⟨

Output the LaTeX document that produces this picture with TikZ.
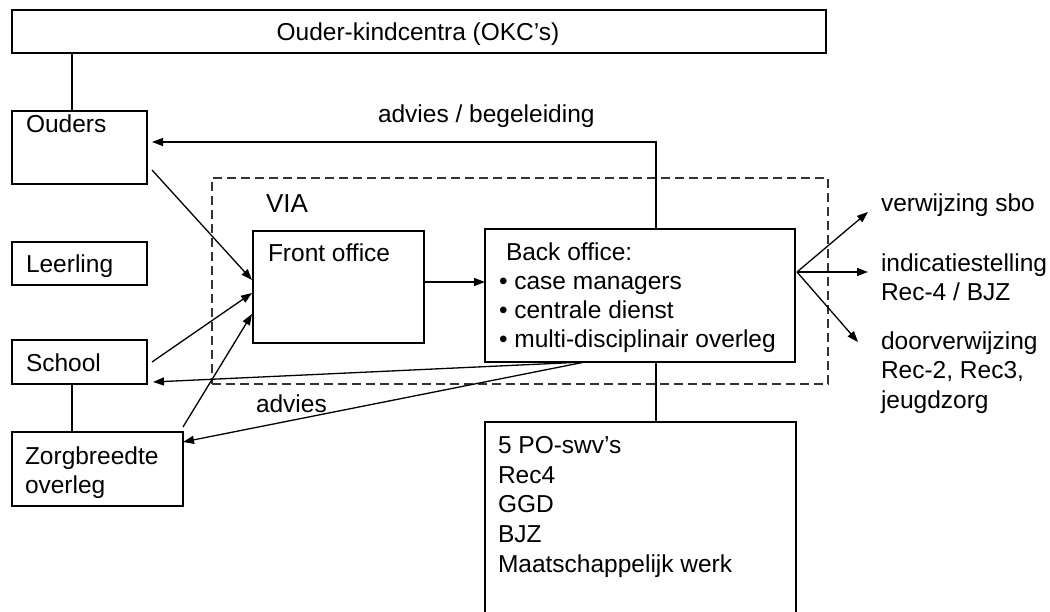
\documentclass[tikz,border=0pt]{standalone}
\usepackage{fontspec}
\setmainfont{Liberation Sans}
\usetikzlibrary{arrows.meta,calc}
\tikzset{
  box/.style={draw, line width=1.3pt, rectangle, inner sep=0pt, outer sep=0pt, anchor=north west},
  viabox/.style={draw=black!80, line width=1.2pt, dash pattern=on 9pt off 5pt, rectangle, inner sep=0pt, outer sep=0pt, anchor=north west},
  txt/.style={anchor=base west, inner sep=0pt, outer sep=0pt, font=\fontsize{24.5}{29}\selectfont},
  conn/.style={line width=1.3pt},
  arr/.style={line width=1.3pt, -{Triangle[length=11pt,width=8pt]}}
}
\begin{document}
\begin{tikzpicture}[x=1pt,y=-1pt]
\useasboundingbox (0,0) rectangle (1050,612);
\clip (0,0) rectangle (1050,612);
\fill[white] (0,0) rectangle (1050,612);

% boxes
\node[box, minimum width=814pt, minimum height=43pt] (okc) at (12,10) {};
\node[box, minimum width=135pt, minimum height=73pt] (ouders) at (12,111) {};
\node[box, minimum width=135pt, minimum height=43pt] (leerling) at (12,242) {};
\node[box, minimum width=135pt, minimum height=44pt] (school) at (12,340) {};
\node[box, minimum width=171pt, minimum height=74pt] (zorg) at (12,432) {};
\node[viabox, minimum width=616pt, minimum height=206pt] (via) at (212,178) {};
\node[box, minimum width=171pt, minimum height=112pt] (front) at (253,231) {};
\node[box, minimum width=310pt, minimum height=133pt] (back) at (485,229) {};
\node[box, minimum width=311pt, minimum height=230pt] (partners) at (485,422) {};

% texts
\node[txt, anchor=base] (okct) at (418,41) {Ouder-kindcentra (OKC’s)};
\node[txt] (oudt) at (26,133) {Ouders};
\node[txt] (leert) at (26,273) {Leerling};
\node[txt] (scht) at (26,371) {School};
\node[txt] (zorgt1) at (25,464) {Zorgbreedte};
\node[txt] (zorgt2) at (25,493) {overleg};
\node[txt, font=\fontsize{26}{30}\selectfont] (viat) at (266,213) {VIA};
\node[txt] (frontt) at (268,262) {Front office};
\node[txt] (backt0) at (506,261) {Back office:};
\node[txt] (backt1) at (499,290) {• case managers};
\node[txt] (backt2) at (499,319) {• centrale dienst};
\node[txt] (backt3) at (499,348) {• multi-disciplinair overleg};
\node[txt] (r1) at (881,212) {verwijzing sbo};
\node[txt] (r2) at (881,272) {indicatiestelling};
\node[txt] (r2b) at (881,301) {Rec-4 / BJZ};
\node[txt] (r3) at (881,350) {doorverwijzing};
\node[txt] (r3b) at (881,379) {Rec-2, Rec3,};
\node[txt] (r3c) at (881,408) {jeugdzorg};
\node[txt] (lab1) at (378,123) {advies / begeleiding};
\node[txt] (lab2) at (256,412) {advies};
\node[txt] (p1) at (498,453) {5 PO-swv’s};
\node[txt] (p2) at (498,483) {Rec4};
\node[txt] (p3) at (498,512) {GGD};
\node[txt] (p4) at (498,542) {BJZ};
\node[txt] (p5) at (498,572) {Maatschappelijk werk};

% plain connectors
\coordinate (c1) at ($(ouders.north west)+(60,0)$);
\draw[conn] (c1) -- (c1 |- okc.south);
\coordinate (c2) at ($(zorg.north west)+(60,0)$);
\draw[conn] (c2) -- (c2 |- school.south);
\coordinate (bt) at ($(back.north west)+(171,0)$);
\coordinate (bb) at ($(back.south west)+(171,0)$);
\draw[conn] (bb) -- (bb |- partners.north);

% arrows
\draw[arr] (bt) |- ($(ouders.north east)+(5,31)$);
\draw[arr] ($(front.north east)+(0,51)$) -- ($(back.north west)+(0,53)$);
\draw[arr] ($(ouders.south east)+(5,-14)$) -- ($(front.north west)+(-1,49)$);
\draw[arr] ($(school.north east)+(5,22)$) -- ($(front.north west)+(-1,62)$);
\draw[arr] ($(zorg.north east)+(0,-5)$) -- ($(front.north west)+(-1,83)$);
\coordinate (bo) at ($(back.south west)+(100,0)$);
\draw[arr] (bo) -- ($(school.south east)+(6,-2)$);
\draw[arr] (bo) -- ($(zorg.north east)+(0,10)$);
\coordinate (br) at ($(back.north east)+(2,43)$);
\draw[arr] (br) -- ($(r1.base west)+(-13,0)$);
\draw[arr] (br) -- ($(r2.base west)+(-13,0)$);
\draw[arr] (br) -- ($(r3.base west)+(-23,-8)$);
\end{tikzpicture}
\end{document}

⟩

(Your task) Reproduce exactly the run of lines that opens the listing and closes with the line holding "minimum width=311pt, minimum". Pictures are excluded.

(Correct answer)
Output the LaTeX document that produces this picture with TikZ.
\documentclass[tikz,border=0pt]{standalone}
\usepackage{fontspec}
\setmainfont{Liberation Sans}
\usetikzlibrary{arrows.meta,calc}
\tikzset{
  box/.style={draw, line width=1.3pt, rectangle, inner sep=0pt, outer sep=0pt, anchor=north west},
  viabox/.style={draw=black!80, line width=1.2pt, dash pattern=on 9pt off 5pt, rectangle, inner sep=0pt, outer sep=0pt, anchor=north west},
  txt/.style={anchor=base west, inner sep=0pt, outer sep=0pt, font=\fontsize{24.5}{29}\selectfont},
  conn/.style={line width=1.3pt},
  arr/.style={line width=1.3pt, -{Triangle[length=11pt,width=8pt]}}
}
\begin{document}
\begin{tikzpicture}[x=1pt,y=-1pt]
\useasboundingbox (0,0) rectangle (1050,612);
\clip (0,0) rectangle (1050,612);
\fill[white] (0,0) rectangle (1050,612);

% boxes
\node[box, minimum width=814pt, minimum height=43pt] (okc) at (12,10) {};
\node[box, minimum width=135pt, minimum height=73pt] (ouders) at (12,111) {};
\node[box, minimum width=135pt, minimum height=43pt] (leerling) at (12,242) {};
\node[box, minimum width=135pt, minimum height=44pt] (school) at (12,340) {};
\node[box, minimum width=171pt, minimum height=74pt] (zorg) at (12,432) {};
\node[viabox, minimum width=616pt, minimum height=206pt] (via) at (212,178) {};
\node[box, minimum width=171pt, minimum height=112pt] (front) at (253,231) {};
\node[box, minimum width=310pt, minimum height=133pt] (back) at (485,229) {};
\node[box, minimum width=311pt, minimum height=230pt] (partners) at (485,422) {};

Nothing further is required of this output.